Está claro que cuando Philippe
habla del “amor” se refiere solamente al sexo. Y esto no es una casualidad:
Berthe no sería capaz de asociar el amor más que al sexo, a aquella satisfacción
ajena que tanto daño le había provocado; desde que empezó a prostituirse, su
capacidad de amar – algo que ella nunca había conocido como tal – se marchitó
completamente. Pero aún así Pierre era distinto: cada vez se interesaba más por
ella y la ayudó cuando Bubu fue encarcelado y ella se quedó sola. Entonces
Berthe empezó a buscar la casa del joven como un refugio, cuando se sentía más
triste y herida; cuando imaginaba que sería destrozada:
Ella se había precipitado a la casa del joven por instinto, porque sentía que iba a reventar y que tenía que reventar en el mejor sitio. Y aquí, desplomada en su silla, era una bestia acabada que nota el último aliento en los flancos, que expira lo que le queda de aire para siempre y vuelve a mirar su guarida por última vez antes de abandonar sus despojos.

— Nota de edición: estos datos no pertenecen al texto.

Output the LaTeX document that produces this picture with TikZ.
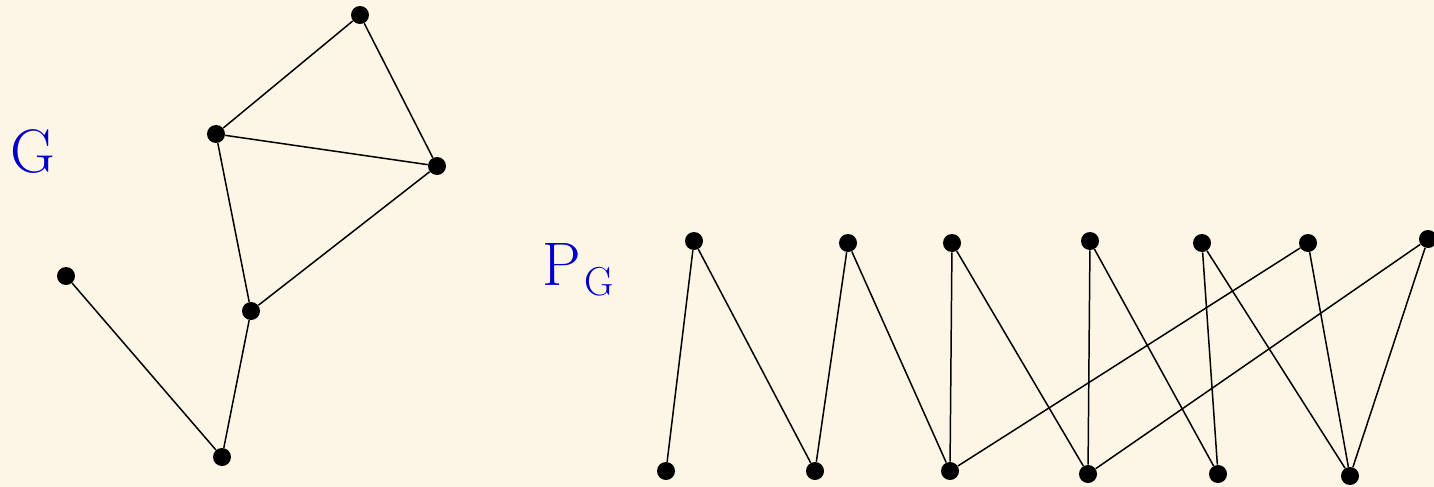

Berthe no tenía eso que llamamos
– muchas veces pomposamente – vida interior. Sencillamente caminaba conforme
las circunstancias y sufría sin saber la razón. Pero era una mujer, una mujer a
pesar de todo. Y por lo menos conseguía decirse a sí misma que sufría. Un día, repentinamente,
se acercó a una Iglesia: se acordó de su difunta madre, que tanto la quería, y
de su primera comunión. Fue el primer grito de su conciencia. El segundo fue
cuando murió su padre:
Ahora estaba muerto y era algo irreparable e inesperado. Ella había perdido muchos de sus sentimientos filiales, pero, cuando hubo visto aquel rostro grave y justo de los muertos, se sintió agotada por un eterno reproche. Tuvo miedo como se tiene miedo por las noches a las pesadillas, a los remordimientos, cuando la sombra es densa y pesada, después del crimen, como un castigo. Se sintió avergonzada a causa de su pasado, los volvió a ver de repente y pensó: soy la peor de todas.

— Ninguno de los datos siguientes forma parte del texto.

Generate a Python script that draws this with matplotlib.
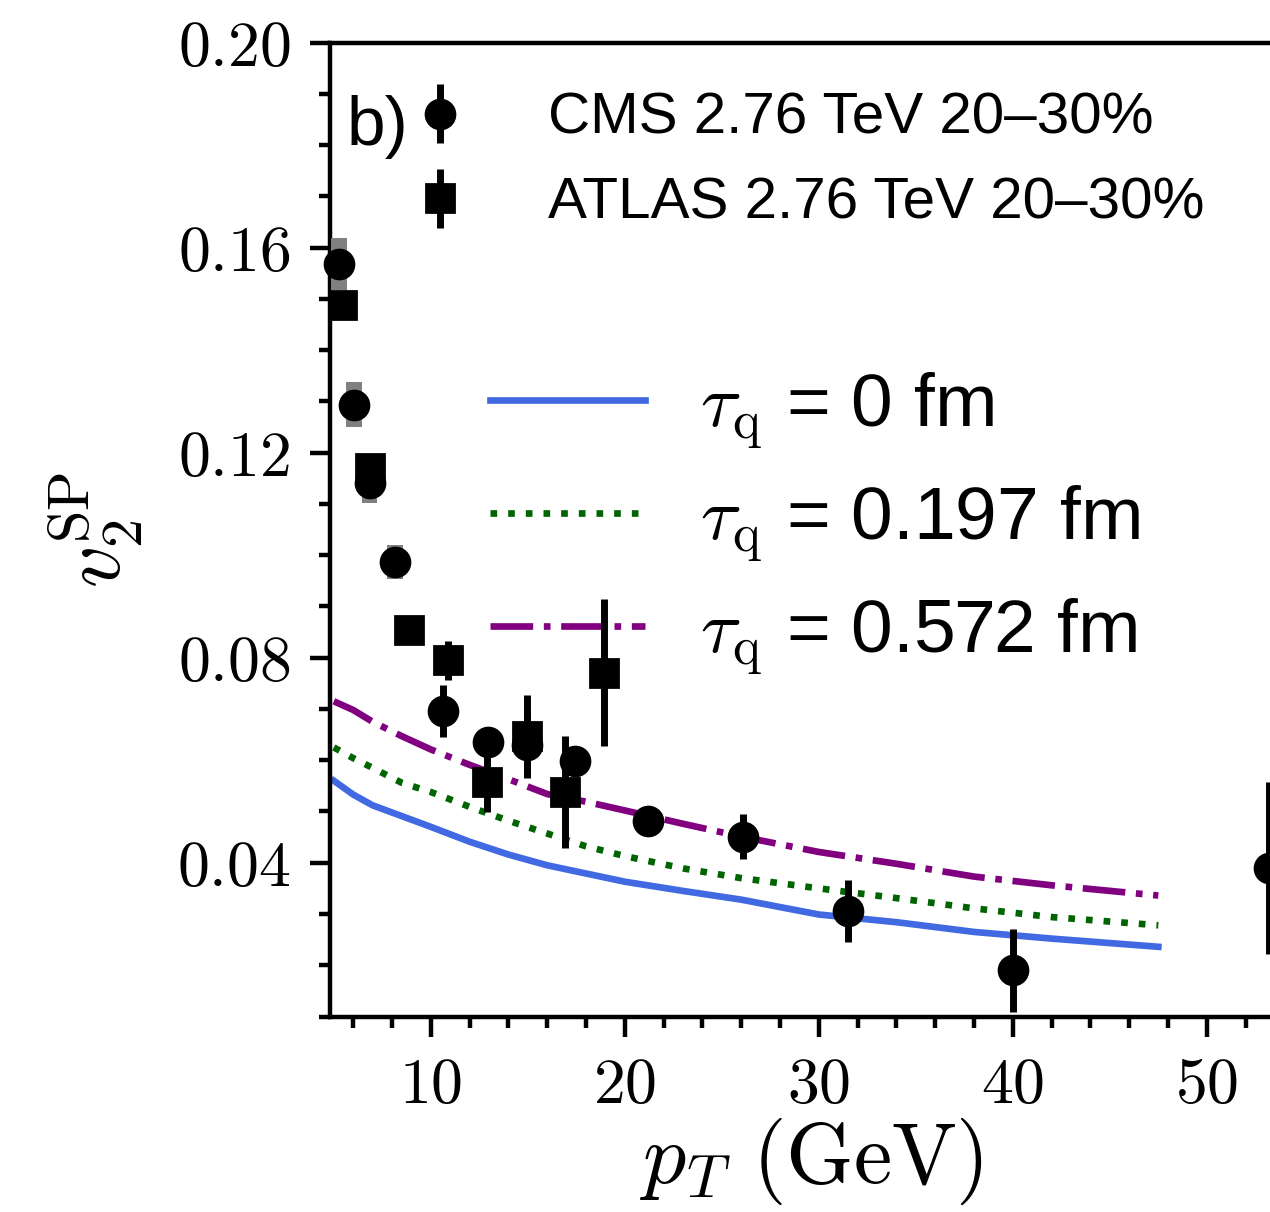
import numpy as np
import matplotlib
matplotlib.use("Agg")
import matplotlib.pyplot as plt  # noqa: E402
from matplotlib.ticker import FixedLocator, MultipleLocator  # noqa: E402

plt.rcParams["font.family"] = ["Liberation Sans", "DejaVu Sans"]
plt.rcParams["mathtext.fontset"] = "cm"

# ---------------------------------------------------------------------------
# Data
# ---------------------------------------------------------------------------
cms_pt = [5.28, 6.05, 6.84, 8.14, 10.65, 12.93, 14.94, 17.43, 21.22, 26.11, 31.50, 40.0, 53.2]
cms_v2 = [0.1568, 0.1294, 0.1141, 0.0986, 0.0696, 0.0636, 0.0630, 0.0599, 0.0481, 0.0451,
          0.0306, 0.0190, 0.0389]
cms_stat = [0.002, 0.002, 0.002, 0.002, 0.0051, 0.002, 0.0065, 0.002, 0.002, 0.0044,
            0.0061, 0.0081, 0.0168]
cms_sys = [0.0051, 0.0044, 0.0039, 0.0033, 0, 0, 0, 0, 0, 0, 0, 0, 0]

atlas_pt = [5.44, 6.84, 8.86, 10.90, 12.92, 14.94, 16.93, 18.94]
atlas_v2 = [0.1488, 0.1171, 0.0855, 0.0795, 0.0558, 0.0647, 0.0538, 0.0771]
atlas_err = [0.002, 0.002, 0.002, 0.0038, 0.0059, 0.0080, 0.0110, 0.0144]

theory_pt = [5.0, 6.0, 7.0, 8.5, 10.0, 12.0, 14.0, 16.0, 18.0, 20.0, 23.0, 26.0,
             30.0, 34.0, 38.0, 42.0, 47.5]
v2_tau0 = [0.0560, 0.0533, 0.0512, 0.0491, 0.0470, 0.0441, 0.0416, 0.0395, 0.0379,
           0.0363, 0.0345, 0.0328, 0.0299, 0.0284, 0.0265, 0.0252, 0.0236]
v2_tau197 = [0.0625, 0.0604, 0.0585, 0.0556, 0.0538, 0.0509, 0.0482, 0.0457, 0.0432,
             0.0413, 0.0389, 0.0370, 0.0350, 0.0331, 0.0311, 0.0294, 0.0278]
v2_tau572 = [0.0715, 0.0698, 0.0675, 0.0647, 0.0621, 0.0591, 0.0563, 0.0534, 0.0519,
             0.0502, 0.0476, 0.0451, 0.0421, 0.0398, 0.0373, 0.0356, 0.0336]

xtick_vals = [10, 20, 30, 40, 50]
xtick_labels = [r"$10$", r"$20$", r"$30$", r"$40$", r"$50$"]
ytick_vals = [0.04, 0.08, 0.12, 0.16, 0.20]
ytick_labels = [r"$0.04$", r"$0.08$", r"$0.12$", r"$0.16$", r"$0.20$"]

# ---------------------------------------------------------------------------
# Figure
# ---------------------------------------------------------------------------
fig = plt.figure(figsize=(6.35, 6.06), dpi=200)
ax = fig.add_axes([0.2598, 0.1613, 0.7821, 0.8035])
ax.set_xlim(4.8, 56)
ax.set_ylim(0.01, 0.20)

l0, = ax.plot(theory_pt, v2_tau0, color="royalblue", lw=2.4, zorder=2)
l1, = ax.plot(theory_pt, v2_tau197, color="darkgreen", lw=2.4, ls=":", zorder=2)
l2, = ax.plot(theory_pt, v2_tau572, color="purple", lw=2.4, ls="-.", zorder=2)

# CMS systematic boxes
sys_pt = [p for p, s in zip(cms_pt, cms_sys) if s > 0]
sys_v2 = [v for v, s in zip(cms_v2, cms_sys) if s > 0]
sys_s = [s for s in cms_sys if s > 0]
ax.bar(sys_pt, [2 * s for s in sys_s], bottom=[v - s for v, s in zip(sys_v2, sys_s)],
       width=0.8, color="grey", lw=0, zorder=3)

cms = ax.errorbar(cms_pt, cms_v2, yerr=cms_stat, fmt="o", color="black", ms=10.4,
                  elinewidth=2.5, capsize=0, zorder=4, clip_on=False)
atlas = ax.errorbar(atlas_pt, atlas_v2, yerr=atlas_err, fmt="s", color="black", ms=10.4,
                    elinewidth=2.5, capsize=0, zorder=4)

leg1 = ax.legend([cms, atlas], ["CMS 2.76 TeV 20\u201330%", "ATLAS 2.76 TeV 20\u201330%"],
                 loc="upper left", bbox_to_anchor=(0.052, 0.9494), borderaxespad=0,
                 borderpad=0, frameon=False, fontsize=21, handlelength=2.0,
                 handletextpad=0.85, labelspacing=0.53)
leg1.set_zorder(2.5)
ax.add_artist(leg1)

leg2 = ax.legend([l0, l1, l2],
                 [r"$\tau_{\rm q}$ = 0 fm", r"$\tau_{\rm q}$ = 0.197 fm",
                  r"$\tau_{\rm q}$ = 0.572 fm"],
                 loc="upper left", bbox_to_anchor=(0.161, 0.6629), borderaxespad=0,
                 borderpad=0, frameon=False, fontsize=27, handlelength=2.07,
                 handletextpad=0.73, labelspacing=0.436)
leg2.set_zorder(2.5)

ax.text(0.0168, 0.895, "b)", transform=ax.transAxes, fontsize=25, va="baseline")

# Axes styling
ax.spines["right"].set_visible(False)
for sp in ax.spines.values():
    sp.set_linewidth(1.6)
ax.xaxis.set_major_locator(FixedLocator(xtick_vals))
ax.set_xticklabels(xtick_labels)
ax.xaxis.set_minor_locator(MultipleLocator(2))
ax.yaxis.set_major_locator(FixedLocator(ytick_vals))
ax.set_yticklabels(ytick_labels)
ax.yaxis.set_minor_locator(MultipleLocator(0.01))
ax.tick_params(which="both", direction="out", top=False, right=False, width=1.6,
               labelsize=23, pad=7)
ax.tick_params(which="major", length=7.2)
ax.tick_params(which="minor", length=3.8)

ax.set_xlabel(r"$p_T\ (\mathrm{GeV})$", fontsize=31)
ax.set_ylabel(r"$v_2^{\rm SP}$", fontsize=30)
ax.xaxis.set_label_coords(0.485, -0.102)
ax.yaxis.set_label_coords(-0.186, 0.5)

fig.savefig("out.png", dpi=200)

Estaba entonces segura de que su
vida, que la manera como se destruía, era incompatible con el hogar. Cuando su
padre murió, algo dentro de ella también murió: tal vez la
esperanza de regresar un día, una vaga esperanza que ocupaba algun rincón
oculto de su corazón y que existía porque todavía respiraba su padre. Una vez
muerto aquel que simbolizaba el hogar, su conciencia la trajo la verguenza y la
culpa. Entonces todo aquello que conocía y que había vivido no era realmente
natural; por eso sufría, por eso se sentía miserable. Decidió dejar la
prostitución y cambiar de vida. Y Pierre, pensaba, la ayudaría: porque, no
sabía bien como, Pierre tenía algo que ver con aquellos sentimientos del hogar.

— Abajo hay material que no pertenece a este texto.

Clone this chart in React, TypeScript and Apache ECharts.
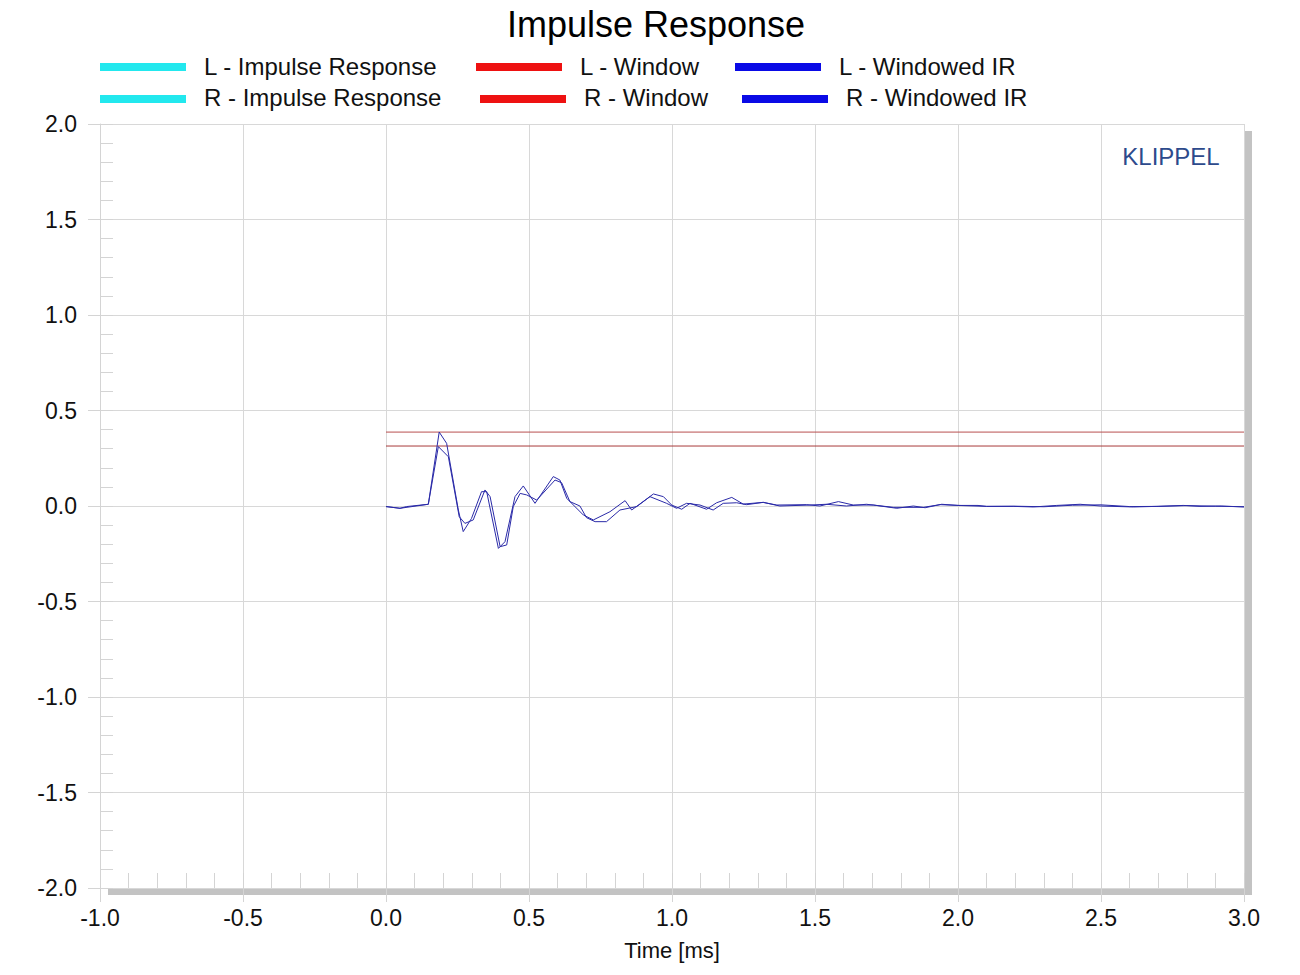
import React, { useEffect, useRef } from "react";
import * as echarts from "echarts";

const TITLE = "Impulse Response";
const X_NAME = "Time [ms]";
const X_MIN = -1;
const X_MAX = 3;
const Y_MIN = -2;
const Y_MAX = 2;

const LEGEND_ROWS = [
  ["L - Impulse Response", "L - Window", "L - Windowed IR"],
  ["R - Impulse Response", "R - Window", "R - Windowed IR"],
];

// L - Windowed IR
const L_TIME = [
  0.0, 0.049, 0.072, 0.148, 0.186, 0.212, 0.253, 0.27, 0.299, 0.334, 0.352, 0.393, 0.416, 0.451, 0.48,
  0.521, 0.585, 0.608, 0.632, 0.69, 0.725, 0.783, 0.836, 0.859, 0.935, 0.97, 0.999, 1.034, 1.063, 1.121,
  1.156, 1.209, 1.249, 1.319, 1.366, 1.47, 1.517, 1.582, 1.634, 1.704, 1.786, 1.844, 1.885, 1.943, 2.0,
  2.07, 2.1, 2.193, 2.263, 2.345, 2.427, 2.497, 2.613, 2.695, 2.788, 2.846, 2.92, 3.0,
];
const L_VALUE = [
  -0.003, -0.012, -0.003, 0.009, 0.387, 0.328, -0.021, -0.134, -0.065, 0.075, 0.075, -0.222, -0.187, 0.049,
  0.105, 0.014, 0.154, 0.136, 0.04, -0.047, -0.073, -0.03, 0.028, -0.021, 0.063, 0.049, 0.005, -0.017, 0.014,
  -0.017, 0.017, 0.045, 0.01, 0.019, 0.005, 0.007, 0.0, 0.023, 0.005, 0.005, -0.012, 0.0, -0.009, 0.009, 0.003,
  0.003, -0.002, -0.002, -0.005, 0.003, 0.009, 0.0, -0.005, -0.002, 0.003, -0.002, 0.0, -0.005,
];

// R - Windowed IR
const R_TIME = [
  0.0, 0.049, 0.148, 0.183, 0.218, 0.256, 0.276, 0.305, 0.346, 0.364, 0.399, 0.422, 0.445, 0.469, 0.492,
  0.527, 0.591, 0.614, 0.643, 0.678, 0.701, 0.731, 0.771, 0.818, 0.877, 0.923, 0.981, 1.016, 1.051, 1.098,
  1.144, 1.179, 1.226, 1.261, 1.319, 1.377, 1.482, 1.54, 1.61, 1.68, 1.774, 1.879, 1.937, 2.02, 2.1, 2.2,
  2.3, 2.4, 2.5, 2.6, 2.7, 2.8, 2.9, 3.0,
];
const R_VALUE = [
  -0.003, -0.012, 0.009, 0.311, 0.258, -0.056, -0.091, -0.073, 0.084, 0.049, -0.213, -0.204, -0.003, 0.066,
  0.058, 0.031, 0.136, 0.122, 0.023, 0.0, -0.061, -0.082, -0.082, -0.021, -0.003, 0.049, 0.014, -0.012, 0.014,
  0.005, -0.021, 0.014, 0.017, 0.007, 0.019, 0.0, 0.005, 0.009, 0.0, 0.009, -0.007, -0.007, 0.007, 0.002,
  -0.002, -0.001, -0.004, 0.004, 0.006, -0.003, -0.002, 0.002, -0.001, -0.004,
];

// Window levels
const WINDOW_TIME = [0, 3];
const L_WINDOW = 0.387;
const R_WINDOW = 0.314;

const FONT = "'Liberation Sans', Arial, sans-serif";

export default function App() {
  const ref = useRef<HTMLDivElement>(null);

  useEffect(() => {
    if (!ref.current) return;
    const chart = echarts.init(ref.current, undefined, { renderer: "svg" });

    const lData = L_TIME.map((t, i) => [t, L_VALUE[i]]);
    const rData = R_TIME.map((t, i) => [t, R_VALUE[i]]);
    const lWin = WINDOW_TIME.map((t) => [t, L_WINDOW]);
    const rWin = WINDOW_TIME.map((t) => [t, R_WINDOW]);

    const swatchColors = ["#22e8ee", "#ee1111", "#0a0ae6"];
    const swatchX = [
      [100, 476, 735],
      [100, 480, 742],
    ];
    const rowY = [67, 99];
    const textY = [66, 97];

    const legendGraphics: any[] = [];
    LEGEND_ROWS.forEach((row, r) => {
      row.forEach((label, c) => {
        legendGraphics.push({
          type: "rect",
          shape: { x: swatchX[r][c], y: rowY[r] - 4, width: 86, height: 8 },
          style: { fill: swatchColors[c] },
          silent: true,
        });
        legendGraphics.push({
          type: "text",
          x: swatchX[r][c] + 104,
          y: textY[r],
          style: {
            text: label,
            font: `24px ${FONT}`,
            fill: "#111",
            textAlign: "left",
            textVerticalAlign: "middle",
          },
          silent: true,
        });
      });
    });

    const option: any = {
      animation: false,
      backgroundColor: "#ffffff",
      grid: { left: 100, right: 56, top: 124, bottom: 87, containLabel: false },
      xAxis: [
        {
          type: "value",
          min: X_MIN,
          max: X_MAX,
          interval: 0.5,
          name: X_NAME,
          nameLocation: "middle",
          nameGap: 51,
          nameTextStyle: { fontSize: 22, color: "#111", fontFamily: FONT },
          axisLine: { show: false, onZero: false },
          axisTick: { show: true, inside: false, length: 14, lineStyle: { color: "#d4d4d4" } },
          axisLabel: {
            margin: 18,
            fontSize: 23,
            color: "#111",
            fontFamily: FONT,
            formatter: (v: number) => v.toFixed(1),
          },
          splitLine: { show: true, lineStyle: { color: "#d8d8d8", width: 1 } },
        },
        {
          type: "value",
          position: "bottom",
          min: X_MIN,
          max: X_MAX,
          interval: 0.1,
          axisLine: { show: false, onZero: false },
          axisTick: { show: true, inside: true, length: 15, lineStyle: { color: "#d4d4d4" } },
          axisLabel: { show: false },
          splitLine: { show: false },
        },
      ],
      yAxis: [
        {
          type: "value",
          min: Y_MIN,
          max: Y_MAX,
          interval: 0.5,
          axisLine: { show: true, onZero: false, lineStyle: { color: "#d4d4d4" } },
          axisTick: { show: true, inside: false, length: 12, lineStyle: { color: "#d4d4d4" } },
          axisLabel: {
            margin: 23,
            fontSize: 23,
            color: "#111",
            fontFamily: FONT,
            formatter: (v: number) => v.toFixed(1),
          },
          splitLine: { show: true, lineStyle: { color: "#d8d8d8", width: 1 } },
        },
        {
          type: "value",
          position: "left",
          min: Y_MIN,
          max: Y_MAX,
          interval: 0.1,
          axisLine: { show: false, onZero: false },
          axisTick: { show: true, inside: true, length: 13, lineStyle: { color: "#d4d4d4" } },
          axisLabel: { show: false },
          splitLine: { show: false },
        },
      ],
      series: [
        {
          name: "L - Window",
          type: "line",
          data: lWin,
          showSymbol: false,
          lineStyle: { color: "#b85050", width: 1 },
          z: 3,
        },
        {
          name: "R - Window",
          type: "line",
          data: rWin,
          showSymbol: false,
          lineStyle: { color: "#a83a3a", width: 1 },
          z: 3,
        },
        {
          name: "L - Windowed IR",
          type: "line",
          data: lData,
          showSymbol: false,
          lineStyle: { color: "#2a2aa8", width: 1 },
          z: 4,
        },
        {
          name: "R - Windowed IR",
          type: "line",
          data: rData,
          showSymbol: false,
          lineStyle: { color: "#2a2aa8", width: 1 },
          z: 4,
        },
      ],
      graphic: [
        {
          type: "text",
          x: 656,
          y: 24,
          style: {
            text: TITLE,
            font: `36px ${FONT}`,
            fill: "#000",
            textAlign: "center",
            textVerticalAlign: "middle",
          },
          silent: true,
        },
        ...legendGraphics,
        {
          type: "text",
          x: 1171,
          y: 156,
          style: {
            text: "KLIPPEL",
            font: `24px ${FONT}`,
            fill: "#2d4a8c",
            textAlign: "center",
            textVerticalAlign: "middle",
          },
          silent: true,
        },
        {
          type: "rect",
          shape: { x: 1245, y: 131, width: 7, height: 764 },
          style: { fill: "#c3c3c3" },
          silent: true,
        },
        {
          type: "rect",
          shape: { x: 108, y: 888, width: 1144, height: 7 },
          style: { fill: "#c3c3c3" },
          silent: true,
        },
      ],
    };

    chart.setOption(option);
    return () => chart.dispose();
  }, []);

  return (
    <div
      ref={ref}
      style={{ position: "fixed", left: 0, top: 0, width: 1300, height: 975, background: "#fff" }}
    />
  );
}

Como Bubu seguía encarcelado, su plan marchó bien al principio. Pero durante
una madrugada Bubu apareció con un compinche y la llevó de la casa de Pierre.
El sueño estaba, como ella, roto. No había nada que hacer.
Como dijo el Padre Castellani,
Berthe era incapaz de asumir la responsabilidad de su vida moral. Más que la
figura de Bubu, que fisicamente la esclavizaba porque la consideraba una
propiedad suya, Berthe se dejaba llevar por todo. Su aceptación, fuese o no
rebelde como la de su padre, la impedia de tener su vida en las manos. Y los
gritos de la conciencia se ahogaron. Esta novela, que encantó a autores tan
distintos como André Gide y T. S. Eliot, en un principio parece comidilla para
los ideólogos deterministas: Berthe era una criatura rota y frágil con
poquísimos atisbos de conciencia moral; como ella, dirán, habrá muchos otros:
personas que son tragadas por el medio y no tienen nada que hacer. Como ella,
digo yo, podemos ser todos: sólo podemos ser libres si conocemos antes cuales
son las cadenas que nos pueden atar; y una vez conociéndolas, es necesario
destruirlas antes de que nos destruyan.